TASK REQUIREMENTS: Exactly the lines from the one with "Clone this diagram in TikZ." through the one with "(titulo) at (206,21)" should be returned, both ends included and nothing else. Omit any pictures.

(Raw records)
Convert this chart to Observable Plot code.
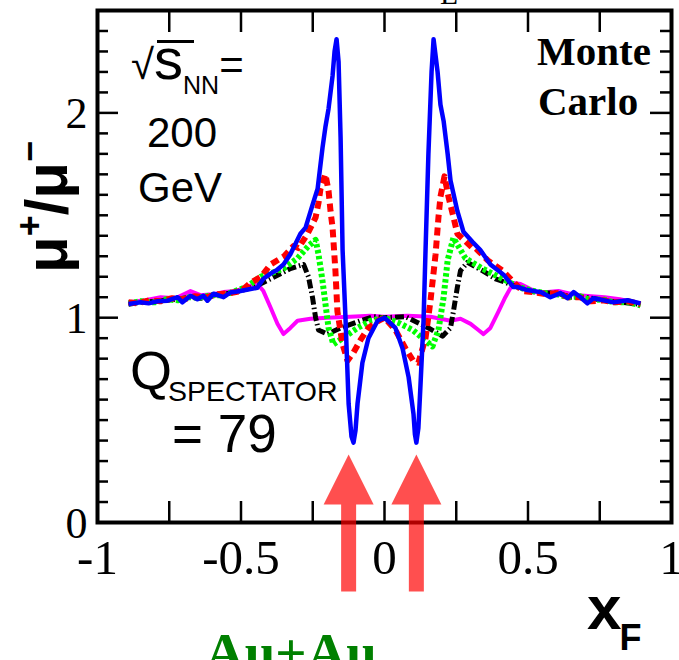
<!DOCTYPE html>
<html><head><meta charset="utf-8">
<script src="https://cdn.jsdelivr.net/npm/d3@7"></script>
<script src="https://cdn.jsdelivr.net/npm/@observablehq/plot@0.6"></script>
<style>body{margin:0;background:#fff}svg{display:block}</style>
</head><body><div id="chart"></div>
<script>
// ---- data ----
const blue = [[-0.892,1.067],[-0.850,1.075],[-0.822,1.070],[-0.791,1.080],[-0.756,1.083],[-0.721,1.100],[-0.704,1.075],[-0.676,1.107],[-0.652,1.090],[-0.631,1.107],[-0.617,1.083],[-0.596,1.117],[-0.561,1.100],[-0.537,1.123],[-0.502,1.130],[-0.467,1.140],[-0.443,1.146],[-0.422,1.190],[-0.397,1.215],[-0.373,1.235],[-0.352,1.26],[-0.328,1.31],[-0.293,1.41],[-0.275,1.44],[-0.251,1.55],[-0.233,1.63],[-0.216,1.83],[-0.206,1.93],[-0.195,2.02],[-0.181,2.18],[-0.174,2.30],[-0.167,2.36],[-0.160,2.25],[-0.153,1.88],[-0.146,1.33],[-0.136,1.00],[-0.125,0.58],[-0.115,0.42],[-0.108,0.39],[-0.101,0.45],[-0.094,0.58],[-0.077,0.78],[-0.056,0.90],[-0.024,0.985],[0.000,1.00],[0.038,0.95],[0.063,0.85],[0.084,0.71],[0.101,0.53],[0.106,0.43],[0.111,0.39],[0.118,0.46],[0.125,0.66],[0.136,0.985],[0.143,1.33],[0.153,1.80],[0.164,2.20],[0.171,2.36],[0.185,2.20],[0.195,2.04],[0.206,1.96],[0.220,1.80],[0.230,1.67],[0.254,1.52],[0.275,1.42],[0.307,1.37],[0.334,1.33],[0.369,1.26],[0.415,1.21],[0.449,1.15],[0.463,1.15],[0.498,1.135],[0.544,1.125],[0.578,1.10],[0.613,1.12],[0.638,1.095],[0.659,1.125],[0.683,1.10],[0.707,1.07],[0.728,1.095],[0.763,1.085],[0.798,1.075],[0.847,1.085],[0.892,1.07]];
const red = [[-0.892,1.075],[-0.86,1.07],[-0.82,1.085],[-0.78,1.08],[-0.74,1.095],[-0.70,1.09],[-0.66,1.105],[-0.62,1.10],[-0.58,1.115],[-0.54,1.12],[-0.50,1.13],[-0.467,1.17],[-0.43,1.20],[-0.397,1.26],[-0.35,1.30],[-0.317,1.35],[-0.30,1.34],[-0.268,1.41],[-0.240,1.49],[-0.230,1.56],[-0.223,1.63],[-0.206,1.70],[-0.195,1.62],[-0.188,1.52],[-0.181,1.44],[-0.171,1.23],[-0.164,1.03],[-0.146,0.87],[-0.129,0.79],[-0.108,0.83],[-0.084,0.89],[-0.056,0.95],[-0.021,0.985],[0,1.0],[0.038,0.94],[0.073,0.85],[0.100,0.79],[0.118,0.78],[0.143,0.90],[0.160,1.08],[0.178,1.31],[0.188,1.49],[0.195,1.59],[0.209,1.69],[0.223,1.59],[0.237,1.51],[0.254,1.41],[0.307,1.34],[0.317,1.34],[0.36,1.28],[0.411,1.23],[0.481,1.13],[0.52,1.125],[0.56,1.115],[0.60,1.12],[0.64,1.10],[0.68,1.10],[0.72,1.08],[0.76,1.085],[0.80,1.075],[0.85,1.08],[0.892,1.065]];
const green = [[-0.892,1.07],[-0.85,1.08],[-0.80,1.075],[-0.76,1.09],[-0.72,1.085],[-0.68,1.10],[-0.64,1.10],[-0.60,1.11],[-0.56,1.11],[-0.52,1.13],[-0.48,1.15],[-0.432,1.20],[-0.39,1.22],[-0.352,1.24],[-0.303,1.29],[-0.265,1.35],[-0.240,1.38],[-0.230,1.31],[-0.216,1.18],[-0.206,1.07],[-0.195,0.95],[-0.178,0.87],[-0.146,0.90],[-0.094,0.95],[-0.049,0.985],[0,1.0],[0.049,0.975],[0.098,0.94],[0.167,0.86],[0.188,0.94],[0.206,1.10],[0.220,1.28],[0.240,1.39],[0.282,1.29],[0.341,1.24],[0.397,1.20],[0.467,1.15],[0.52,1.13],[0.56,1.12],[0.60,1.115],[0.64,1.10],[0.68,1.105],[0.72,1.085],[0.76,1.09],[0.80,1.075],[0.85,1.075],[0.892,1.06]];
const black = [[-0.892,1.065],[-0.85,1.075],[-0.80,1.08],[-0.76,1.085],[-0.72,1.09],[-0.68,1.10],[-0.64,1.095],[-0.60,1.11],[-0.56,1.115],[-0.52,1.125],[-0.48,1.14],[-0.44,1.16],[-0.397,1.19],[-0.328,1.24],[-0.282,1.26],[-0.265,1.20],[-0.251,1.10],[-0.240,1.0],[-0.230,0.94],[-0.199,0.92],[-0.153,0.95],[-0.084,0.985],[-0.038,1.005],[0,1.0],[0.073,1.005],[0.153,0.95],[0.202,0.91],[0.230,0.95],[0.240,1.03],[0.254,1.15],[0.265,1.23],[0.289,1.27],[0.341,1.23],[0.387,1.19],[0.446,1.16],[0.50,1.13],[0.55,1.12],[0.60,1.12],[0.65,1.10],[0.70,1.10],[0.74,1.09],[0.78,1.08],[0.83,1.075],[0.892,1.065]];
const magenta = [[-0.892,1.075],[-0.833,1.085],[-0.780,1.10],[-0.728,1.095],[-0.676,1.13],[-0.641,1.11],[-0.599,1.115],[-0.561,1.125],[-0.519,1.13],[-0.467,1.156],[-0.443,1.165],[-0.422,1.13],[-0.397,1.05],[-0.373,0.97],[-0.352,0.92],[-0.328,0.95],[-0.303,0.985],[-0.258,0.995],[-0.20,1.0],[-0.12,1.005],[-0.05,1.01],[0.0,1.005],[0.08,1.01],[0.16,1.005],[0.23,0.985],[0.265,0.995],[0.300,0.97],[0.327,0.94],[0.345,0.92],[0.369,0.95],[0.397,1.03],[0.421,1.10],[0.449,1.17],[0.474,1.165],[0.537,1.12],[0.57,1.125],[0.606,1.13],[0.64,1.12],[0.676,1.11],[0.72,1.105],[0.767,1.10],[0.82,1.09],[0.892,1.07]];

const xTickLabels = [-1, -0.5, 0, 0.5, 1];
const xTicks = [-0.75, -0.5, -0.25, 0, 0.25, 0.5, 0.75];
const yTickLabels = [0, 1, 2];
const yMinorTicks = d3.range(1, 25).map(i => i / 10).filter(v => Math.abs(v - Math.round(v)) > 1e-9);
const arrowX = [-0.125, 0.111];
const arrowTipY = 0.332, arrowNeckY = 0.088, arrowTailY = -0.337;

// ---- layout ----
const W = 679, H = 660;
const mL = 97, mR = 8, mT = 10, mB = 138;
const fw = W - mL - mR, fh = H - mT - mB;
const pxX = 2 / fw; // data units per px in x
const headHalf = 25 * pxX, shaftHalf = 7.5 * pxX;

const toRows = a => a.map(([x, y]) => ({x, y}));
const arrowPts = arrowX.flatMap((ax, i) => [
  [ax - shaftHalf, arrowTailY], [ax - shaftHalf, arrowNeckY], [ax - headHalf, arrowNeckY],
  [ax, arrowTipY], [ax + headHalf, arrowNeckY], [ax + shaftHalf, arrowNeckY], [ax + shaftHalf, arrowTailY]
].map(([x, y]) => ({x, y, id: i})));

const fmt = v => String(v);
const serif = "Liberation Serif, Times New Roman, serif";
const sans = "Liberation Sans, Arial, Helvetica, sans-serif";
const lineStyle = {x: "x", y: "y", strokeLinecap: "butt", strokeLinejoin: "round"};

const chart = Plot.plot({
  width: W, height: H,
  marginLeft: mL, marginRight: mR, marginTop: mT, marginBottom: mB,
  x: {domain: [-1, 1], axis: null},
  y: {domain: [0, 2.5], axis: null},
  marks: [
    Plot.ruleX(xTicks, {x: d => d, insetTop: fh - 21, stroke: "black", strokeWidth: 2.5}),
    Plot.ruleX(xTicks, {x: d => d, insetBottom: fh - 22, stroke: "black", strokeWidth: 2.5}),
    Plot.ruleY(yMinorTicks, {y: d => d, insetRight: fw - 11, stroke: "black", strokeWidth: 2.5}),
    Plot.ruleY(yTickLabels, {y: d => d, insetRight: fw - 21, stroke: "black", strokeWidth: 2.5}),
    Plot.ruleY(yMinorTicks, {y: d => d, insetLeft: fw - 11, stroke: "black", strokeWidth: 2.5}),
    Plot.ruleY(yTickLabels, {y: d => d, insetLeft: fw - 21, stroke: "black", strokeWidth: 2.5}),
    Plot.line(toRows(magenta), {...lineStyle, stroke: "#ff00ff", strokeWidth: 4}),
    Plot.line(toRows(black), {...lineStyle, stroke: "black", strokeWidth: 5, strokeDasharray: "9,3,1.5,3"}),
    Plot.line(toRows(green), {...lineStyle, stroke: "#00ff00", strokeWidth: 6, strokeDasharray: "3.5,2.5"}),
    Plot.line(toRows(red), {...lineStyle, stroke: "#ff0000", strokeWidth: 6, strokeDasharray: "8,5"}),
    Plot.line(toRows(blue), {...lineStyle, stroke: "#0000ff", strokeWidth: 4.5}),
    Plot.frame({stroke: "black", strokeWidth: 4}),
    Plot.line(arrowPts, {x: "x", y: "y", z: "id", fill: "#ff0000", fillOpacity: 0.69, stroke: "none"}),
    Plot.text(xTickLabels, {x: d => d, y: 0, text: fmt, dy: 36, fontSize: 49, fontFamily: serif, fill: "black"}),
    Plot.text(yTickLabels, {x: -1, y: d => d, text: fmt, dx: -10, dy: 1, textAnchor: "end", fontSize: 44, fontFamily: serif, fill: "black"})
  ]
});
document.getElementById("chart").appendChild(chart);

// ---- annotations (text) ----
const svg = d3.select(chart);
const g = svg.append("g").attr("fill", "black").attr("text-anchor", "start");

// y-axis title
const yt = g.append("text").attr("transform", "translate(67,207) rotate(-90)")
  .attr("text-anchor", "middle").attr("font-family", sans).attr("font-weight", "bold").attr("font-size", 60);
yt.append("tspan").text("μ");
yt.append("tspan").attr("dy", -25).attr("font-size", 36).text("+");
yt.append("tspan").attr("dy", 25).text("/μ");
yt.append("tspan").attr("dy", -25).attr("font-size", 36).text("−");

// √s_NN = 200 GeV
const s1 = g.append("text").attr("x", 131).attr("y", 79).attr("font-family", sans).attr("font-size", 42);
s1.append("tspan").text("√");
s1.append("tspan").attr("font-size", 58).text("s");
s1.append("tspan").attr("font-size", 25).attr("dy", 15).text("NN");
s1.append("tspan").attr("dy", -15).text("=");
g.append("line").attr("x1", 157).attr("x2", 194).attr("y1", 41.5).attr("y2", 41.5).attr("stroke", "black").attr("stroke-width", 3);
g.append("text").attr("x", 182).attr("y", 147).attr("text-anchor", "middle").attr("font-family", sans).attr("font-size", 42).text("200");
g.append("text").attr("x", 180).attr("y", 202).attr("text-anchor", "middle").attr("font-family", sans).attr("font-size", 42).text("GeV");

// Q_SPECTATOR = 79
const q = g.append("text").attr("x", 130).attr("y", 389).attr("font-family", sans).attr("font-size", 54);
q.append("tspan").text("Q");
q.append("tspan").attr("font-size", 28.5).attr("dy", 12).attr("dx", -4).text("SPECTATOR");
g.append("text").attr("x", 172).attr("y", 452).attr("font-family", sans).attr("font-size", 53).text("= 79");

// Monte Carlo
g.append("text").attr("x", 537).attr("y", 65).attr("font-family", serif).attr("font-weight", "bold").attr("font-size", 41).text("Monte");
g.append("text").attr("x", 538).attr("y", 115).attr("font-family", serif).attr("font-weight", "bold").attr("font-size", 41).text("Carlo");

// x_F
const xf = g.append("text").attr("x", 587).attr("y", 629).attr("font-family", sans).attr("font-weight", "bold").attr("font-size", 62);
xf.append("tspan").text("x");
xf.append("tspan").attr("font-size", 36).attr("dy", 21).attr("dx", -2).text("F");

// Au+Au (cut off at the bottom)
g.append("text").attr("x", 205).attr("y", 671).attr("font-family", serif).attr("font-weight", "bold").attr("font-size", 55).attr("fill", "#008000").text("Au+Au");

// fragment of a label above the frame
g.append("text").attr("x", 440).attr("y", 4).attr("font-family", serif).attr("font-size", 30).text("L");
</script>
</body></html>
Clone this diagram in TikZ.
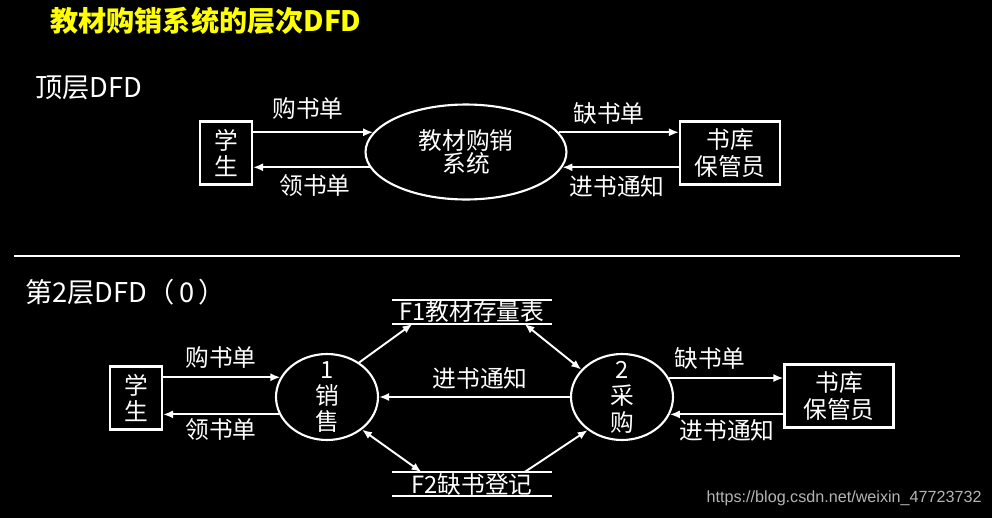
\documentclass[tikz,border=0pt]{standalone}
\usepackage{fontspec}
\setmainfont{Noto Sans CJK SC}
\newfontfamily\marcafont{Liberation Sans}
\usetikzlibrary{arrows.meta,positioning,shapes.geometric}
\definecolor{Titulo}{HTML}{FFFF00}
\definecolor{Marca}{HTML}{B4B4B4}

\begin{document}
\begin{tikzpicture}[
  x=0.02cm,y=-0.02cm,
  color=white,
  font=\fontsize{13.5}{15}\selectfont,
  ente/.style={draw,line width=1.2pt,minimum height=1.26cm,inner sep=0pt,align=center},
  proceso/.style={ellipse,draw,line width=1.2pt,inner sep=0pt,align=center},
  almacen/.style={minimum width=3.18cm,minimum height=0.46cm,inner sep=0pt},
  flujo/.style={-{Latex[length=2mm,width=1.6mm]},line width=1.1pt},
  flujodoble/.style={{Latex[length=2mm,width=1.6mm]}-{Latex[length=2mm,width=1.6mm]},line width=1.1pt},
  rotulo/.style={font=\fontsize{15.5}{17}\selectfont,anchor=west,inner sep=0pt}
]
  \fill[black] (0,0) rectangle (992,518);
  \useasboundingbox (0,0) rectangle (992,518);
  \node[text=Titulo,font=\fontsize{16}{18}\selectfont\bfseries] (titulo) at (206,21) {教材购销系统的层次DFD};

  % 顶层DFD：学生、系统、书库保管员
  \node[rotulo] (cap0) at (35,88) {顶层DFD};
  \node[ente,minimum width=1.04cm] (est0) at (226,153) {学\\生};
  \node[proceso,minimum width=4.02cm,minimum height=1.9cm] (sis) at (466,152) {教材购销\\[-2pt]系统};
  \node[ente,minimum width=2cm] (alm0) at (730,153) {书库\\保管员};
  \draw[flujo] (est0.east |- sis.168) -- (sis.168);
  \draw[flujo] (sis.189) -- (est0.east |- sis.189);
  \draw[flujo] (sis.12) -- (alm0.west |- sis.12);
  \draw[flujo] (alm0.west |- sis.351) -- (sis.351);
  \node (l01) at (308,108) {购书单};
  \node (l02) at (315,186) {领书单};
  \node (l03) at (609,113) {缺书单};
  \node (l04) at (617,186) {进书通知};

  \draw[line width=1.7pt] (14,256) -- (960,256);

  % 第2层DFD：销售与采购两个加工，两个数据存储
  \node[rotulo] (cap2) at (25,292) {第2层DFD（\,0\,）};
  \node[ente,minimum width=1.04cm] (est) at (136,398) {学\\生};
  \node[proceso,minimum width=2.04cm,minimum height=1.72cm,
        label={[align=center]center:1\\销\\售}] (p1) at (327,397) {};
  \node[proceso,minimum width=2.04cm,minimum height=1.72cm,
        label={[align=center]center:2\\采\\购}] (p2) at (622,397) {};
  \node[ente,minimum width=2.18cm] (alm) at (839,396) {书库\\保管员};
  \node[almacen] (f1) at (472,312) {F1教材存量表};
  \node[almacen] (f2) at (472,484) {F2缺书登记};
  \draw[line width=1.1pt] (f1.north west) -- (f1.north east) (f1.south west) -- (f1.south east);
  \draw[line width=1.1pt] (f2.north west) -- (f2.north east) (f2.south west) -- (f2.south east);

  \draw[flujo] (est.east |- p1.157) -- (p1.157);
  \draw[flujo] (p1.200) -- (est.east |- p1.200);
  \draw[flujo] (p2.west) -- (p1.east);
  \draw[flujo] (p2.22) -- (alm.west |- p2.22);
  \draw[flujo] (alm.west |- p2.340) -- (p2.340);
  \draw[flujo] (p1.47) -- ([xshift=-1.19cm]f1.south);
  \draw[flujodoble] ([xshift=1.05cm]f1.south) -- (p2.146);
  \draw[flujodoble] (p1.317) -- ([xshift=-1.01cm]f2.north);
  \draw[flujo] ([xshift=1.05cm]f2.north) -- (p2.224);
  \node (l11) at (221,357) {购书单};
  \node (l12) at (221,430) {领书单};
  \node (l13) at (480,378) {进书通知};
  \node (l14) at (710,358) {缺书单};
  \node (l15) at (727,430) {进书通知};

  \node[font=\marcafont\fontsize{9.2}{11}\selectfont,text=Marca,anchor=east,inner sep=0pt] (marca) at (982,498) {https://blog.csdn.net/weixin\_47723732};
\end{tikzpicture}
\end{document}
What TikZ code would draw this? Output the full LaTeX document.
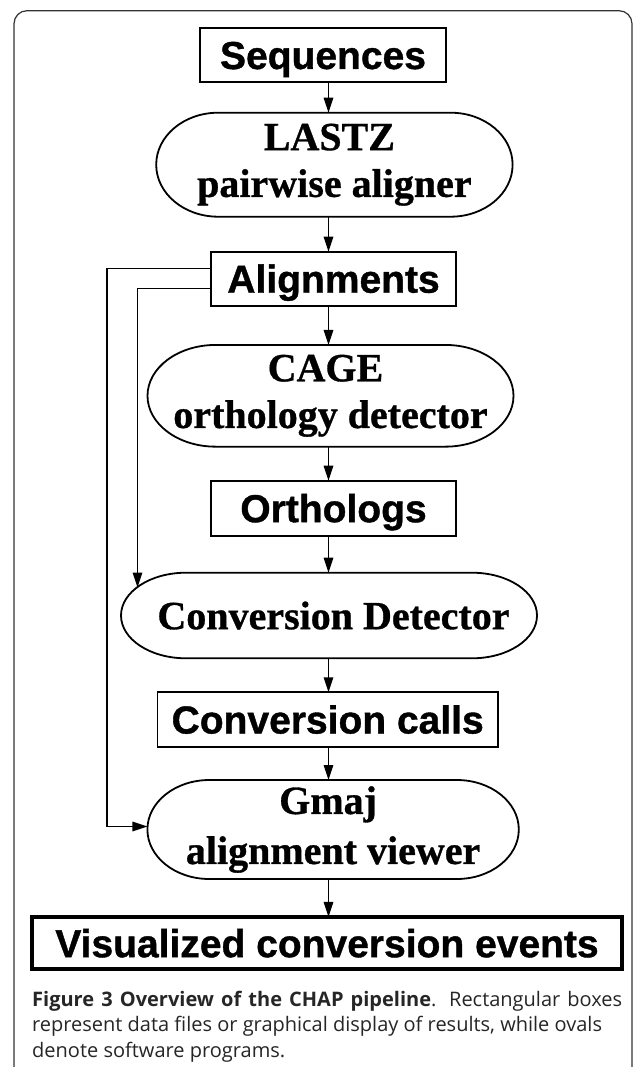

WRITTEN SOLUTION:
Clone this diagram in TikZ.
\documentclass[tikz,border=0pt]{standalone}
\usepackage{fontspec}
\setmainfont{Noto Sans CJK SC}
\newfontfamily\marcafont{Liberation Sans}
\usetikzlibrary{arrows.meta,positioning,shapes.geometric}
\definecolor{Titulo}{HTML}{FFFF00}
\definecolor{Marca}{HTML}{B4B4B4}

\begin{document}
\begin{tikzpicture}[
  x=0.02cm,y=-0.02cm,
  color=white,
  font=\fontsize{13.5}{15}\selectfont,
  ente/.style={draw,line width=1.2pt,minimum height=1.26cm,inner sep=0pt,align=center},
  proceso/.style={ellipse,draw,line width=1.2pt,inner sep=0pt,align=center},
  almacen/.style={minimum width=3.18cm,minimum height=0.46cm,inner sep=0pt},
  flujo/.style={-{Latex[length=2mm,width=1.6mm]},line width=1.1pt},
  flujodoble/.style={{Latex[length=2mm,width=1.6mm]}-{Latex[length=2mm,width=1.6mm]},line width=1.1pt},
  rotulo/.style={font=\fontsize{15.5}{17}\selectfont,anchor=west,inner sep=0pt}
]
  \fill[black] (0,0) rectangle (992,518);
  \useasboundingbox (0,0) rectangle (992,518);
  \node[text=Titulo,font=\fontsize{16}{18}\selectfont\bfseries] (titulo) at (206,21) {教材购销系统的层次DFD};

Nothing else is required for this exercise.